Goal of the exercise |
Print the material below exactly as it stands, please, from its first line to the line holding "(dtop) -- (dbot);", with no pictures.

□ □ □ □ □ □ □

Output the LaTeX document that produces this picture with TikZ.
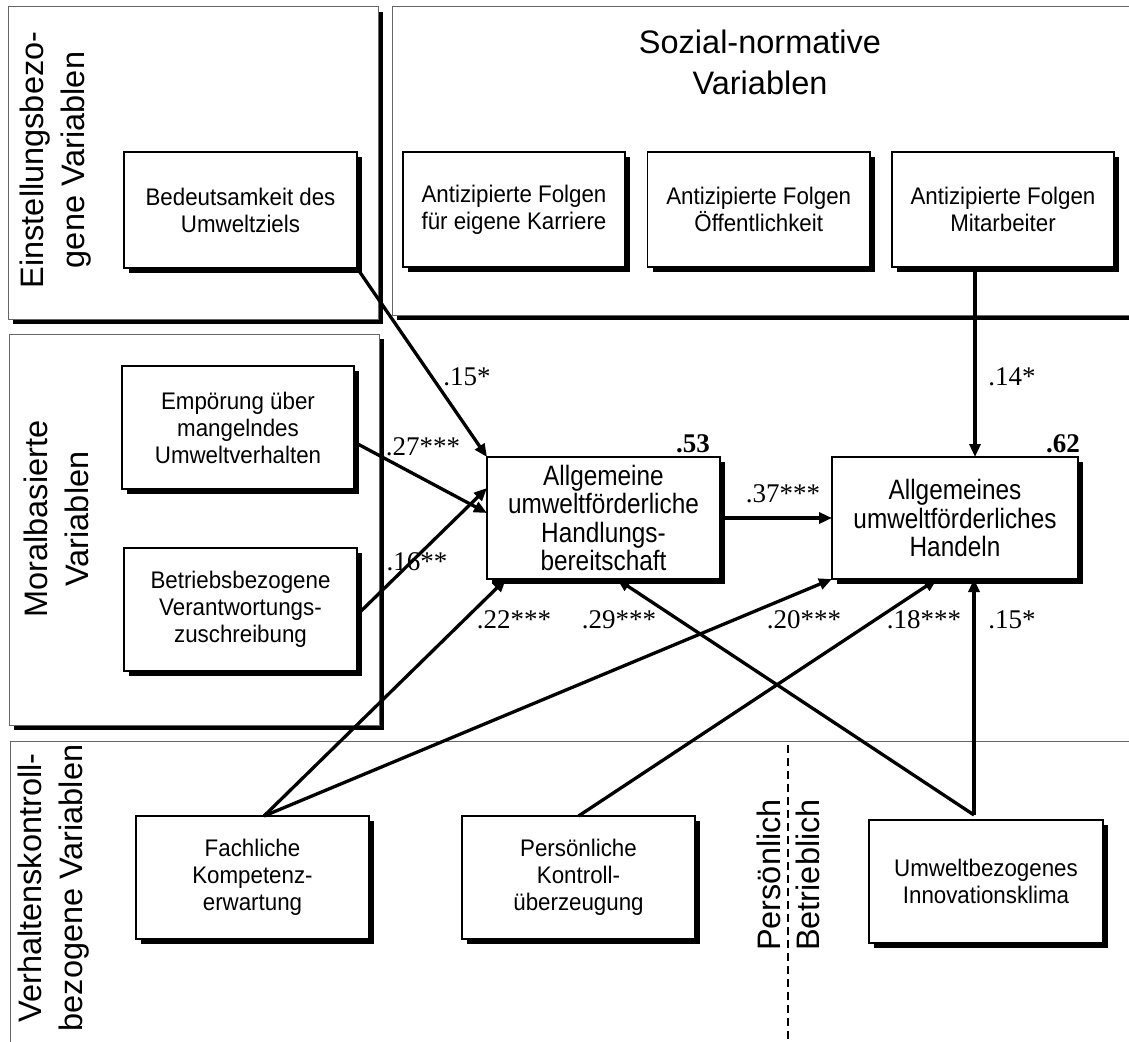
\documentclass[tikz,border=0pt]{standalone}
\usepackage{fontspec}
\setmainfont{Liberation Serif}
\setsansfont{Liberation Sans}
\newfontfamily\boxfont[FakeStretch=0.93]{Liberation Sans}
\newfontfamily\bigboxfont[FakeStretch=0.87]{Liberation Sans}
\usetikzlibrary{shadows,arrows.meta}
\begin{document}
\begin{tikzpicture}[x=1pt,y=-1pt,
  shad/.style={drop shadow={shadow xshift=5pt,shadow yshift=-5pt,fill=black,opacity=1}},
  panel/.style={draw=gray!80!black,line width=1pt,fill=white,shad,inner sep=0pt,outer sep=0pt},
  box/.style={draw=black,line width=1.2pt,fill=white,shad,inner sep=0pt,outer sep=0pt,align=center,
    font=\boxfont\fontsize{24}{27}\selectfont},
  bigbox/.style={box,font=\bigboxfont\fontsize{28}{28.4}\selectfont},
  grp/.style={font=\sffamily\fontsize{32.5}{41}\selectfont,align=center},
  coef/.style={font=\fontsize{27}{30}\selectfont,anchor=base,inner sep=0pt},
  arr/.style={line width=3.3pt,-{Triangle[length=13pt,width=11pt]}},
  sep/.style={line width=1.5pt,dash pattern=on 8pt off 5pt}
]
\useasboundingbox (0,0) rectangle (1129,1041);
\clip (0,0) rectangle (1129,1041);
\fill[white] (0,0) rectangle (1129,1041);

% panels
\node[panel,minimum width=370pt,minimum height=312pt] (p1) at (193,163) {};
\node[panel,minimum width=808pt,minimum height=308pt] (p2) at (796,161) {};
\node[panel,minimum width=370pt,minimum height=391pt] (p3) at (194,529.5) {};
\node[panel,minimum width=1190pt,minimum height=359pt] (p4) at (605,920.5) {};

% group labels
\node[grp,rotate=90] (l1) at (56,160) {Einstellungsbezo-\\gene Variablen};
\node[grp] (l2) at (760,62) {Sozial-normative\\Variablen};
\node[grp,rotate=90] (l3) at (56,519) {Moralbasierte\\Variablen};
\node[grp,rotate=90] (l4) at (54,888) {Verhaltenskontroll-\\bezogene Variablen};
\node[grp,rotate=90] (lp) at (769,875) {Persönlich};
\node[grp,rotate=90] (lb) at (808,875) {Betrieblich};
\coordinate (dtop) at (788,745);
\coordinate (dbot) at (788,1045);
\draw[sep] (dtop) -- (dbot);

% boxes
\node[box,minimum width=233pt,minimum height=116pt] (bed) at (240.5,210) {Bedeutsamkeit des\\Umweltziels};
\node[box,minimum width=222pt,minimum height=115pt] (a1) at (514,209.5) {Antizipierte Folgen\\für eigene Karriere};
\node[box,minimum width=222.5pt,minimum height=115pt] (a2) at (758.75,209.5) {Antizipierte Folgen\\Öffentlichkeit};
\node[box,minimum width=222pt,minimum height=115pt] (a3) at (1003,209.5) {Antizipierte Folgen\\Mitarbeiter};
\node[box,minimum width=232pt,minimum height=123pt] (emp) at (238,427.5) {Empörung über\\mangelndes\\Umweltverhalten};
\node[box,minimum width=233pt,minimum height=123pt] (bet) at (240.5,609.5) {Betriebsbezogene\\Verantwortungs-\\zuschreibung};
\node[bigbox,minimum width=233pt,minimum height=122pt] (hb) at (603.5,518) {Allgemeine\\umweltförderliche\\Handlungs-\\bereitschaft};
\node[bigbox,minimum width=246pt,minimum height=122pt] (hd) at (955,518) {Allgemeines\\umweltförderliches\\Handeln};
\node[box,minimum width=233pt,minimum height=123pt] (fach) at (252.5,877.5) {Fachliche\\Kompetenz-\\erwartung};
\node[box,minimum width=233pt,minimum height=123pt] (pers) at (578.5,877.5) {Persönliche\\Kontroll-\\überzeugung};
\node[box,minimum width=234pt,minimum height=123pt] (umw) at (986,881.5) {Umweltbezogenes\\Innovationsklima};

% apex points
\coordinate (fa) at ([xshift=11.5pt]fach.north);
\coordinate (ua) at ([xshift=-12pt,yshift=5pt]umw.north);

% connectors
\draw[arr] (bed.south east) -- (hb.north west);
\draw[arr] ([yshift=-14.5pt]emp.east) -- ([yshift=5pt]hb.west);
\draw[arr] ([yshift=-5.5pt]bet.east) -- ([yshift=30pt]hb.west);
\draw[arr] ([xshift=-28pt]a3.south) -- ([xshift=20pt]hd.north);
\draw[arr] (hb.east) -- (hd.west);
\draw[arr] (fa) -- ([xshift=19pt]hb.south west);
\draw[arr] (fa) -- (hd.south west);
\draw[arr] (pers.north) -- ([xshift=-18pt]hd.south);
\draw[arr] (ua) -- ([xshift=19pt]hd.south);
\draw[arr] (ua) -- ([xshift=13.5pt]hb.south);

% coefficients
\node[coef] (c1) at (467,385) {.15*};
\node[coef] (c2) at (423,455) {.27***};
\node[coef] (c3) at (417,570) {.16**};
\node[coef] (c4) at (1012,385) {.14*};
\node[coef,font=\bfseries\fontsize{27}{30}\selectfont] (r1) at (693,452) {.53};
\node[coef,font=\bfseries\fontsize{27}{30}\selectfont] (r2) at (1063,452) {.62};
\node[coef] (c5) at (783,502) {.37***};
\node[coef] (c6) at (514,628) {.22***};
\node[coef] (c7) at (619,628) {.29***};
\node[coef] (c8) at (804,628) {.20***};
\node[coef] (c9) at (924,628) {.18***};
\node[coef] (c10) at (1012,628) {.15*};
\end{tikzpicture}
\end{document}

□ □ □ □ □ □ □

Correct response |
Output the LaTeX document that produces this picture with TikZ.
\documentclass[tikz,border=0pt]{standalone}
\usepackage{fontspec}
\setmainfont{Liberation Serif}
\setsansfont{Liberation Sans}
\newfontfamily\boxfont[FakeStretch=0.93]{Liberation Sans}
\newfontfamily\bigboxfont[FakeStretch=0.87]{Liberation Sans}
\usetikzlibrary{shadows,arrows.meta}
\begin{document}
\begin{tikzpicture}[x=1pt,y=-1pt,
  shad/.style={drop shadow={shadow xshift=5pt,shadow yshift=-5pt,fill=black,opacity=1}},
  panel/.style={draw=gray!80!black,line width=1pt,fill=white,shad,inner sep=0pt,outer sep=0pt},
  box/.style={draw=black,line width=1.2pt,fill=white,shad,inner sep=0pt,outer sep=0pt,align=center,
    font=\boxfont\fontsize{24}{27}\selectfont},
  bigbox/.style={box,font=\bigboxfont\fontsize{28}{28.4}\selectfont},
  grp/.style={font=\sffamily\fontsize{32.5}{41}\selectfont,align=center},
  coef/.style={font=\fontsize{27}{30}\selectfont,anchor=base,inner sep=0pt},
  arr/.style={line width=3.3pt,-{Triangle[length=13pt,width=11pt]}},
  sep/.style={line width=1.5pt,dash pattern=on 8pt off 5pt}
]
\useasboundingbox (0,0) rectangle (1129,1041);
\clip (0,0) rectangle (1129,1041);
\fill[white] (0,0) rectangle (1129,1041);

% panels
\node[panel,minimum width=370pt,minimum height=312pt] (p1) at (193,163) {};
\node[panel,minimum width=808pt,minimum height=308pt] (p2) at (796,161) {};
\node[panel,minimum width=370pt,minimum height=391pt] (p3) at (194,529.5) {};
\node[panel,minimum width=1190pt,minimum height=359pt] (p4) at (605,920.5) {};

% group labels
\node[grp,rotate=90] (l1) at (56,160) {Einstellungsbezo-\\gene Variablen};
\node[grp] (l2) at (760,62) {Sozial-normative\\Variablen};
\node[grp,rotate=90] (l3) at (56,519) {Moralbasierte\\Variablen};
\node[grp,rotate=90] (l4) at (54,888) {Verhaltenskontroll-\\bezogene Variablen};
\node[grp,rotate=90] (lp) at (769,875) {Persönlich};
\node[grp,rotate=90] (lb) at (808,875) {Betrieblich};
\coordinate (dtop) at (788,745);
\coordinate (dbot) at (788,1045);
\draw[sep] (dtop) -- (dbot);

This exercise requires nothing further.